Urban Infrastructure
Our cities are shaped by their infrastructure. While networks of transport, power, water and waste weave their way through the urban fabric of our streets and neighbourhoods, they inevitably connect to spaces of industrial, agricultural and energy production. This speculative studio challenged the idea that such spaces need to be exiled, abandoned and lost to singular functions without any additional amenity or potential for city life to co-exist. In looking at the possibility of hybrid infrastructural futures, there is a chance to envision a city, and an architecture, that is integrated with its infrastructure. The project undertaken invited students to reflect critically on the historical patterns of infrastructure development in the city (and the steady pressure to push it towards the city fringes, and countryside) and to offer speculative solutions to the infrastructural needs of the future—a future in which urban infrastructure and architecture coalesce.

UDAD7006 S02

Urban Futures
The UDAD7006 studio focused on urban design as an art.
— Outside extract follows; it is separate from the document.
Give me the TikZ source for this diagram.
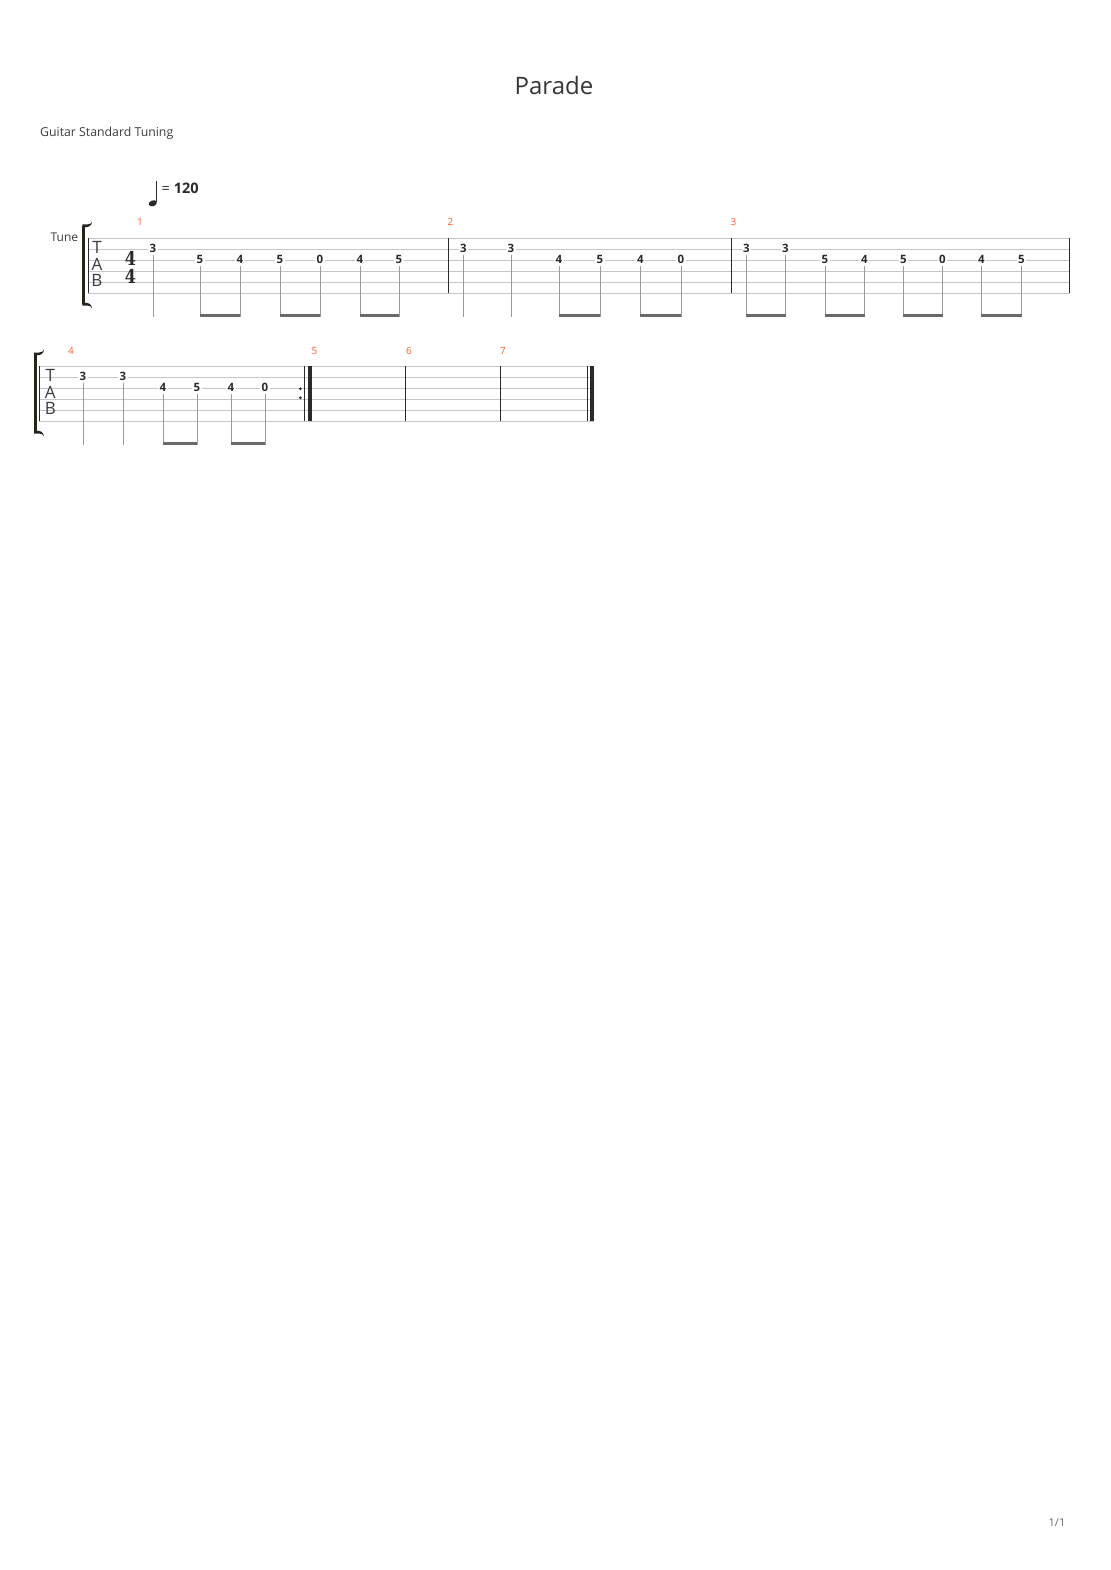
\documentclass[tikz,border=0pt]{standalone}
\usepackage{fontspec}
\newfontfamily\osans{Open Sans}
\newfontfamily\tsig{DejaVu Serif}
\definecolor{staffc}{HTML}{C6C6C6}
\definecolor{barc}{HTML}{2A2A2A}
\definecolor{stemc}{HTML}{9A9A9A}
\definecolor{beamc}{HTML}{6A6A6A}
\definecolor{fretc}{HTML}{2A2A2A}
\definecolor{measc}{HTML}{FF5F2E}
\definecolor{textc}{HTML}{3C3C3C}
\definecolor{brc}{HTML}{24241E}
\newcommand\tabbrkt[3]{%
  \fill[brc] (#1,#2+1.5) rectangle (#1+2.8,#3-1.5);
  \fill[brc] (#1,#2) -- (#1+5,#2) .. controls (#1+7.5,#2) and (#1+8.8,#2-1) .. (#1+9.8,#2-2.8)
     .. controls (#1+9.3,#2+0.8) and (#1+7,#2+2.8) .. (#1+2.8,#2+2.8) -- (#1,#2+2.8) -- cycle;
  \fill[brc] (#1,#3) -- (#1+5,#3) .. controls (#1+7.5,#3) and (#1+8.8,#3+1) .. (#1+9.8,#3+2.8)
     .. controls (#1+9.3,#3-0.8) and (#1+7,#3-2.8) .. (#1+2.8,#3-2.8) -- (#1,#3-2.8) -- cycle;
}
\begin{document}
\begin{tikzpicture}[x=1pt,y=-1pt,
  staffline/.style={draw=staffc,line width=0.9pt},
  barline/.style={draw=barc,line width=1pt},
  stemline/.style={draw=stemc,line width=0.9pt},
  beamline/.style={draw=beamc,line width=2.4pt},
  fretnum/.style={fill=white,inner xsep=1.3pt,inner ysep=0.6pt,anchor=base,
     font=\osans\fontsize{11.5}{11.5}\selectfont\bfseries,text=fretc},
  measnum/.style={anchor=base,inner sep=0pt,font=\osans\fontsize{10}{10}\selectfont,text=measc},
  tabletter/.style={inner sep=0pt,font=\osans\fontsize{17}{17}\selectfont,text=textc},
  timesig/.style={inner sep=0pt,align=center,font=\tsig\bfseries\fontsize{19}{18.6}\selectfont,text=barc},
  plaintext/.style={inner sep=0pt,text=textc},
]
\fill[white] (0,0) rectangle (1110,1570);
\useasboundingbox (0,0) rectangle (1110,1570);

% header
\node[plaintext,anchor=base,font=\osans\fontsize{24}{24}\selectfont,text=textc!90!black] (title) at (554,95) {Parade};
\node[plaintext,anchor=base west,font=\osans\fontsize{12.3}{12.3}\selectfont] (tuning) at (40,136.5) {Guitar Standard Tuning};
\node[plaintext,anchor=base west,font=\osans\fontsize{12}{12}\selectfont] (tune) at (50.5,241) {Tune};

% tempo
\fill[barc, rotate around={20:(152.8,203.3)}] (152.8,203.3) ellipse [x radius=4.2pt, y radius=2.9pt];
\draw[barc,line width=1pt] (156.6,202.5) -- (156.6,181.5);
\node[plaintext,anchor=base west,font=\osans\fontsize{14.5}{14.5}\selectfont,text=barc] (tempo) at (161.5,194) {= \textbf{120}};

% ================= ROW 1 =================
\tabbrkt{82.3}{224.5}{305.5}
\foreach \i in {0,...,5} \draw[staffline] (88.3,238.3+11*\i) -- (1069.5,238.3+11*\i);
\draw[barline] (88.3,238.3) -- (88.3,293.3);
\draw[barline] (448.3,238.3) -- (448.3,293.3);
\draw[barline] (731.3,238.3) -- (731.3,293.3);
\draw[barline,line width=1.3pt] (1069.5,238.3) -- (1069.5,293.3);
\node[tabletter] (t1) at (97,247.5) {T};
\node[tabletter] (a1) at (97,264) {A};
\node[tabletter] (b1) at (97,280.5) {B};
\node[timesig] (ts) at (130.5,267.6) {\scalebox{0.85}[1]{4}\\\scalebox{0.85}[1]{4}};
\node[measnum] (m1) at (140,226) {1};
\node[measnum] (m2) at (450.5,226) {2};
\node[measnum] (m3) at (733.5,226) {3};

\foreach \x/\s/\f [count=\k] in {153/2/3, 200/3/5, 240/3/4, 280/3/5, 320/3/0, 360/3/4, 399/3/5,
   463.5/2/3, 511/2/3, 559/3/4, 600/3/5, 640.5/3/4, 681/3/0,
   746.5/2/3, 785.5/2/3, 825/3/5, 864.5/3/4, 903.5/3/5, 942.5/3/0, 981.5/3/4, 1021.5/3/5}{
  \pgfmathsetmacro\ly{238.3+11*(\s-1)}
  \draw[stemline] (\x,\ly+6) -- (\x,316.8);
  \node[fretnum] (r1n\k) at (\x,\ly+3.4) {\f};
}
\foreach \xa/\xb in {200/240, 280/320, 360/399, 559/600, 640.5/681, 746.5/785.5, 825/864.5, 903.5/942.5, 981.5/1021.5}
  \draw[beamline] (\xa-0.45,315.6) -- (\xb+0.45,315.6);

% ================= ROW 2 =================
\tabbrkt{34.2}{352.5}{433.5}
\foreach \i in {0,...,5} \draw[staffline] (39,366.3+11*\i) -- (593.5,366.3+11*\i);
\draw[barline] (39,366.3) -- (39,421.3);
\draw[barline] (304.3,366.3) -- (304.3,421.3);
\fill[barc] (308,366.3) rectangle (311.8,421.3);
\fill[barc] (300.3,388.7) circle (1.5pt);
\fill[barc] (300.3,397.7) circle (1.5pt);
\draw[barline] (405.7,366.3) -- (405.7,421.3);
\draw[barline] (500.4,366.3) -- (500.4,421.3);
\draw[barline] (587,366.3) -- (587,421.3);
\fill[barc] (589.8,366.3) rectangle (593.6,421.3);
\node[tabletter] (t2) at (50.3,375.5) {T};
\node[tabletter] (a2) at (50.3,392) {A};
\node[tabletter] (b2) at (50.3,408.5) {B};
\node[measnum] (m4) at (71,354) {4};
\node[measnum] (m5) at (314.5,354) {5};
\node[measnum] (m6) at (409,354) {6};
\node[measnum] (m7) at (503,354) {7};

\foreach \x/\s/\f [count=\k] in {83/2/3, 123/2/3, 163/3/4, 197/3/5, 231/3/4, 265/3/0}{
  \pgfmathsetmacro\ly{366.3+11*(\s-1)}
  \draw[stemline] (\x,\ly+6) -- (\x,444.8);
  \node[fretnum] (r2n\k) at (\x,\ly+3.4) {\f};
}
\foreach \xa/\xb in {163/197, 231/265}
  \draw[beamline] (\xa-0.45,443.6) -- (\xb+0.45,443.6);

% page number
\node[plaintext,anchor=base,font=\osans\fontsize{11}{11}\selectfont,text=black!60] (page) at (1057,1526) {1/1};
\end{tikzpicture}
\end{document}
Whilst engaging a wide knowledge and skill base, the work of the urban designer is driven by the culture(s) in which it operates and is ultimately a cultural activity involving creativity, composition, and intuition as much as it does the utilitarian concerns which it addresses. Students to learn to form proposals which operate at both urban and architectural scales, and consider how these develop over time. Importance was placed on representation, looking at both canonical forms of drawing and modelling, as well as new forms of representation. Knowledge and skills attained in this studio will help equip graduates in careers as professional designers, or equally, as client-side initiators and leaders of projects.